Let's talk about income taxes, but also taxes on labour - as is clear from Eurostat data - with high taxes and contributions paid by workers and employers.
In Italy, the tax on labour, stands at 42.6%, exceeding by far the EU average which is around 34%. Rates close to Italy are Belgium (42.5%), France (41%) and Austria (40.5%).
The tax, however, is more favourable in Malta (21.7%), Portugal (23.4%), Bulgaria (24.4%) and Great Britain (25.7%).
The tax burden on Italian companies - says Pmi. it - is stable at 31.4% in 2012, but taxes are by far the most expensive in Europe.
The VAT, in Italy, is 21% and has increased throughout Europe. The countries with the highest VAT are Hungary (27%), Denmark and Sweden (25%). Followed by Romania (24%), Greece, Spain, Poland, Portugal and Finland (23%), and finally Luxembourg (15%) and Cyprus (17%). (In Malta the rate is at 18%)

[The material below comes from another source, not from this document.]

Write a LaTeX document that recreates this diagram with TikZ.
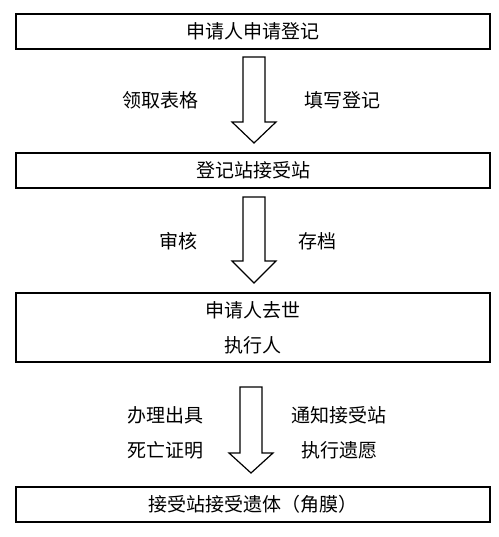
\documentclass[tikz,border=0pt]{standalone}
\usepackage{fontspec}
\usepackage{tikz}
\usetikzlibrary{arrows, calc}
\newfontfamily\cjk{Noto Sans CJK SC}

\tikzset{
    stagebox/.style={draw, line width=1.2pt, minimum width=474pt, inner sep=0pt, align=center,
        font=\cjk\fontsize{19}{35}\selectfont},
    note/.style={font=\cjk\fontsize{19}{35}\selectfont, align=center, inner sep=0pt}
}

\begin{document}
\begin{tikzpicture}[x=1pt, y=-1pt]
        \useasboundingbox (0,0) rectangle (498,537);
        \node[stagebox, minimum height=35pt] (apply) at (253,31.5) {申请人申请登记};
        \node[stagebox, minimum height=35pt] (station) at (253,170.5) {登记站接受站};
        \node[stagebox, minimum height=69pt] (death) at (253,327.5) {申请人去世\\执行人};
        \node[stagebox, minimum height=35pt] (accept) at (253,504.5) {接受站接受遗体（角膜）};
        \foreach \cx/\t/\b/\p in {254/57/122/143, 254/197/261/283, 251/387/453/473} {
            \draw[line width=1.2pt, line join=miter] (\cx-11,\t) -- (\cx+11,\t) -- (\cx+11,\b) -- (\cx+22,\b)
                -- (\cx,\p) -- (\cx-22,\b) -- (\cx-11,\b) -- cycle;
        }
        \node[note] (form) at (160,100) {领取表格};
        \node[note] (fill) at (342,100) {填写登记};
        \node[note] (check) at (178,241) {审核};
        \node[note] (file) at (317,241) {存档};
        \node[note] (cert) at (165,432.5) {办理出具\\死亡证明};
        \node[note] (notify) at (339,432.5) {通知接受站\\执行遗愿};
    \end{tikzpicture}
\end{document}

In recent years, Italy has also considerably raised the tax burden on incomes, from 45.6% in 2011 to 47.3% in 2012, the European average is 38.1% and 43, 2%. For the countries which use Euro
Countries with the highest taxes are Sweden (56.6%), Denmark (55.4%), Belgium (53.7%), Spain and the Netherlands (52%), Austria and the UK (50%). The more favourable tax regimes are those of Bulgaria (10%), the Czech Republic and Lithuania (15%), Romania (16%) and Slovakia (19%).